|NASHVILLE CITY PAPER|
teen hit makers Hanson carry success to adulthood
Ron Wynn, email@example.com
Posted: Thursday, October 2, 2008 1:26 am
During the late ‘90s, Isaac, Taylor and Zac Hanson became huge stars. They were among the biggest music stories of the summer of 1997, particularly after their CD Middle of Nowhere made Hanson international celebrities.
Today they’re not only older and wiser, but thoroughly in charge of their destiny as performers. Hanson has operated its own record label for more than four years. They began their “Walk Tour” last year in Nashville at The Wildhorse Saloon, the identical site of Friday’s return concert with the band Everybody Else.
“The incredible response we got from the fans in Nashville really helped launch our tour and showed us that the fans would respond positively to the campaign,” Taylor Hanson said. “The whole ‘Walk’ program is designed to show what individual citizens can do if they participate to help bring about positive change in society. You don’t have to be a celebrity to contribute, and that’s the main message that we’ve tried to emphasize during this tour.”
“The Walk Tour” is a campaign to fight poverty and AIDS in Africa, and Hanson has partnered with American company TOMS Shoes. For every pair of shoes sold, the company donates another pair for a child in Africa.
The group asks fans in every city to join them in a one-mile barefoot walk before each concert to represent what a typical African child goes through on a daily basis. In addition, a dollar is donated for every mile that the fans walk, and they choose from a list of charities where their contributions will be donated.
The ultimate goal is to walk around the world, and raise the subsequent funds matching the destination.
Interestingly, in the hit single “That’s Just The Way We Roll” from the Jonas Brothers — who are, to some extent, this decade’s equivalent of Hanson, they reference the band with the line “Pop and lock, battle dance against Hanson.”
“We haven’t really had that much contact directly with them, but we respect their music and have heard that they feel the same way about us,” Taylor said. “We can certainly talk to them about the pitfalls of stardom and the things that we went through, and also about what it takes to sustain yourselves and really be a band rather than just a momentary sensation.”
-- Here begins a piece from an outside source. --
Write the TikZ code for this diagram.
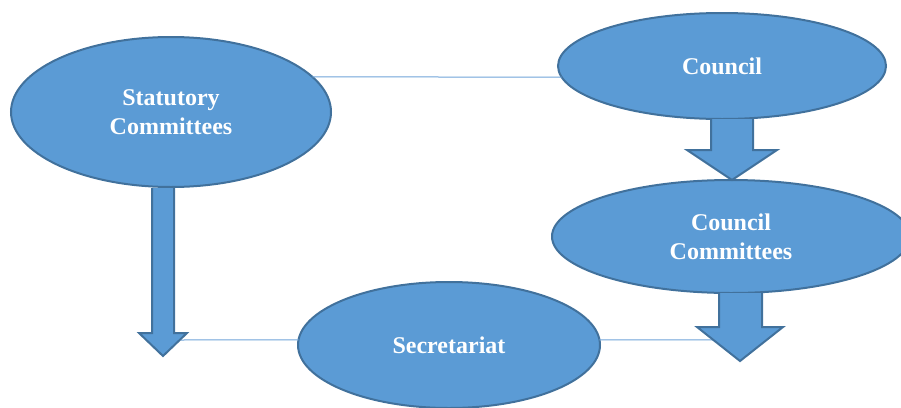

While their song “MMMBop” forever pegged the Tulsa, Okla., trio in the eyes of critics and some fans as the epitome of bubble-gum pop, Hanson began as an a cappella singing group and covered plenty of R&B and rock ‘n’ roll hits from such legends as Chuck Berry and Bobby Darin.
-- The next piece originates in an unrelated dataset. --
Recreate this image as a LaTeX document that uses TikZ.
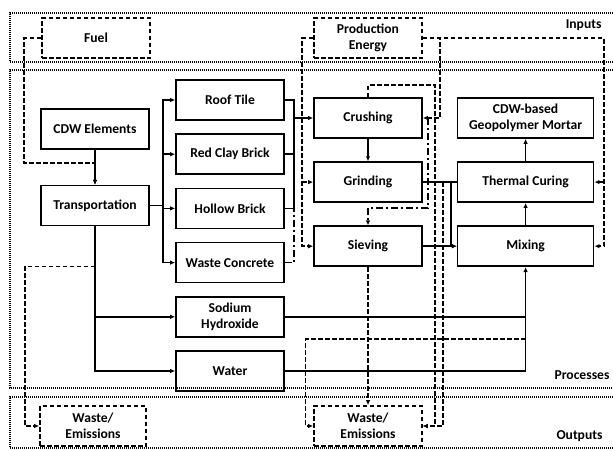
\documentclass[tikz,border=0pt]{standalone}
\usepackage{fontspec}
\setmainfont{Carlito}
\usetikzlibrary{positioning,arrows.meta}

\begin{document}
\begin{tikzpicture}[x=1pt,y=1pt,
    >={Latex[length=5pt,width=4.5pt]},
    font=\bfseries\fontsize{13.6}{16.5}\selectfont,
    box/.style={draw,rectangle,line width=1.6pt,minimum width=108pt,minimum height=40pt,align=center,inner sep=1pt},
    dbox/.style={box,dash pattern=on 4.5pt off 2.5pt},
    ln/.style={line width=1.5pt},
    dln/.style={line width=1.5pt,dash pattern=on 4.5pt off 2.5pt},
    ddln/.style={line width=1.5pt,dash pattern=on 7pt off 3pt on 2pt off 3pt},
    band/.style={line width=1.1pt,dash pattern=on 1pt off 1pt},
    tag/.style={anchor=east}]
    \useasboundingbox (0,0) rectangle (613,-450);

    % bands
    \draw[band] (613,-13) -- (10,-13) -- (10,-62) -- (613,-62);
    \draw[band] (613,-70) -- (10,-70) -- (10,-388) -- (613,-388);
    \draw[band] (613,-397) -- (10,-397) -- (10,-448) -- (613,-448);
    \node[tag] (inlab) at (605,-25) {Inputs};
    \node[tag] (proclab) at (613,-375) {Processes};
    \node[tag] (outlab) at (606,-436) {Outputs};

    \node[dbox] (fuel) at (96,-38) {Fuel};
    \node[dbox] (pe) at (368,-38) {Production\\Energy};

    \node[box] (cdw) at (95,-129) {CDW Elements};
    \node[box,below=35pt of cdw] (transp) {Transportation};

    \node[box] (roof) at (230,-100) {Roof Tile};
    \node[box,below=12.6pt of roof] (redclay) {Red Clay Brick};
    \node[box,below=12.6pt of redclay] (hollow) {Hollow Brick};
    \node[box,below=12.6pt of hollow] (waste) {Waste Concrete};
    \node[box,below=12.6pt of waste] (sodium) {Sodium\\Hydroxide};
    \node[box,below=12.6pt of sodium] (water) {Water};

    \node[box] (crushing) at (368,-118) {Crushing};
    \node[box,below=22.5pt of crushing] (grinding) {Grinding};
    \node[box,below=22.5pt of grinding] (sieving) {Sieving};

    \node[box,minimum width=136pt,right=34pt of crushing] (mortar) {CDW-based\\Geopolymer Mortar};
    \node[box,minimum width=136pt,right=34pt of grinding] (thermal) {Thermal Curing};
    \node[box,minimum width=136pt,right=34pt of sieving] (mixing) {Mixing};

    \node[dbox,minimum width=106pt] (wasteL) at (93,-426) {Waste/\\Emissions};
    \node[dbox] (wasteM) at (368,-426) {Waste/\\Emissions};

    % solid flows
    \draw[ln,->] (cdw) -- (transp);
    \draw[ln,->] (transp.east) -- ++(13,0) coordinate (tbus) |- (roof.west);
    \draw[ln,->] (tbus) |- (redclay.west);
    \draw[ln,->] (tbus) |- (hollow.west);
    \draw[ln,->] (tbus) |- (waste.west);
    \draw[ln,->] (transp.south) |- (sodium.west);
    \draw[ln,->] (transp.south) |- (water.west);

    \draw[ln] (roof.east) -- ++(9,0) coordinate (rbus) |- (hollow.east);
    \draw[ln] (redclay.east) -- (redclay.east -| rbus);
    \draw[ln,->] (crushing.west -| rbus) -- (crushing.west);
    \draw[ddln] (waste.east) -| (hollow.east -| rbus);

    \draw[ln,->] (crushing) -- (grinding);
    \draw[ln] (grinding.east) -- (thermal.west);
    \draw[ln,->] ([xshift=28pt]grinding.east) |- (mixing.west);
    \draw[ln,->] (sieving) -- (mixing);
    \draw[ln,->] (mixing) -- (thermal);
    \draw[ln,->] (thermal) -- (mortar);
    \draw[ln] (sodium.east) -- (sodium.east -| mixing.south);
    \draw[ln,->] (water.east) -| (mixing.south);
    \draw[ddln,->] ([xshift=5pt]crushing.east) -- ++(0,-90) -| (sieving.north);

    % energy and emissions
    \draw[dln,->] (fuel.west) -- ++(-17,0) |- ([yshift=-13pt]cdw.south) -- (transp.north);
    \draw[dln,->] ([yshift=-40pt]transp.south) -- ++(-70,0) |- (wasteL.west);

    \draw[dln,->] (pe.west) -- ++(-11,0) coordinate (pel) |- (sieving.west);
    \draw[dln,->] (grinding.west -| pel) -- (grinding.west);
    \draw[dln,->] (pe.east) -- ++(17,0) |- (crushing.east);
    \draw[dln,->] (pe.east) -- ++(181,0) coordinate (per) |- (mixing.east);
    \draw[dln,->] (thermal.east -| per) -- (thermal.east);

    \draw[dln,->] (crushing.north) -- ++(0,12) -- ++(67,0) |- (wasteM.east);
    \draw[dln,->] ([xshift=20pt]grinding.east) |- (wasteM.east);
    \draw[dln,->] (sieving) -- (wasteM);
    \draw[dln,->] ([yshift=-72pt]mixing.south) -- ++(-220,0) |- (wasteM.west);

\end{tikzpicture}
\end{document}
They all started as pianists, but later Isaac began playing guitar and Zac drums, while Taylor remained on keyboards. They’d already made two independent albums of material a lot more diversified than much of what was on Middle of Nowhere, but once that disc clicked, and other things like a fan magazine, documentary and even Hanson: The Official Book made them huge celebrities, the group discovered the other side of fame.
“We got caught in a bunch of record label mergers and consolidation,” Taylor said. “We ended up on Def Jam, which is a fantastic company for rappers and R&B, but not exactly a place that really knew or was comfortable with our type of music. But they didn’t want to let us go because we were still making plenty of money for the company. So we went through a whole three-year period of bringing them songs and having them turned down (almost 90 cuts).”
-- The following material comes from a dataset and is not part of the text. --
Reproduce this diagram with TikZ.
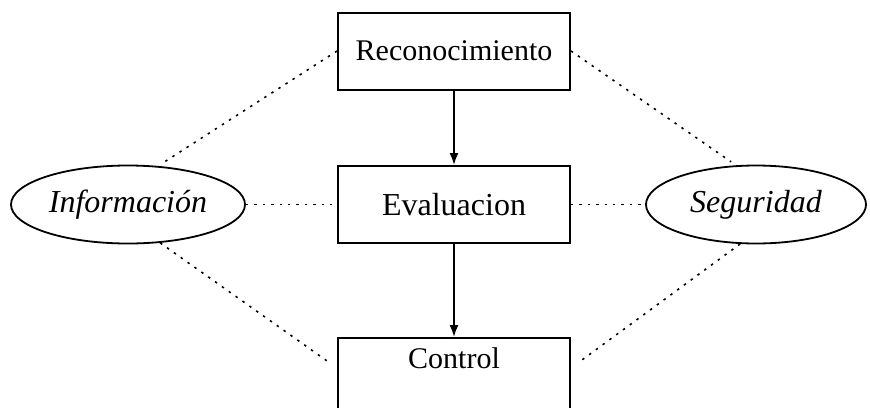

The group subsequently kept touring, even after the label pulled support from them, maintaining their careers through their own funds.
Finally they began 3CG Records, establishing distribution deals both in America and overseas with major firms, while retaining creative control over their content. The 2004 CD Underneath became one of the top-selling indie releases of all time, and they’ve continued to record and tour.
A celebrated documentary Strong Enough to Break illuminates the problems they had with Def Jam and the decision to found their own label.
Recent Hanson songs and discs such as Middle of Nowhere, a re-recording of their first studio album, plus an acoustic version of that same item, are now available on iTunes, as well as edited episodes of the documentary Strong Enough to Break.
The single “Go” has also done well overseas, and Hanson can still pack clubs and arenas wherever they appear.
“We’ve always looked at this as something that was part of our lives rather than just a way to make some quick money and then kind of fade away,” Taylor said. “Music is a way of life for us, and something that’s always been a very important part of our lives. We want to keep growing as a band, and continue making discs and songs that have quality and inspire our fans.”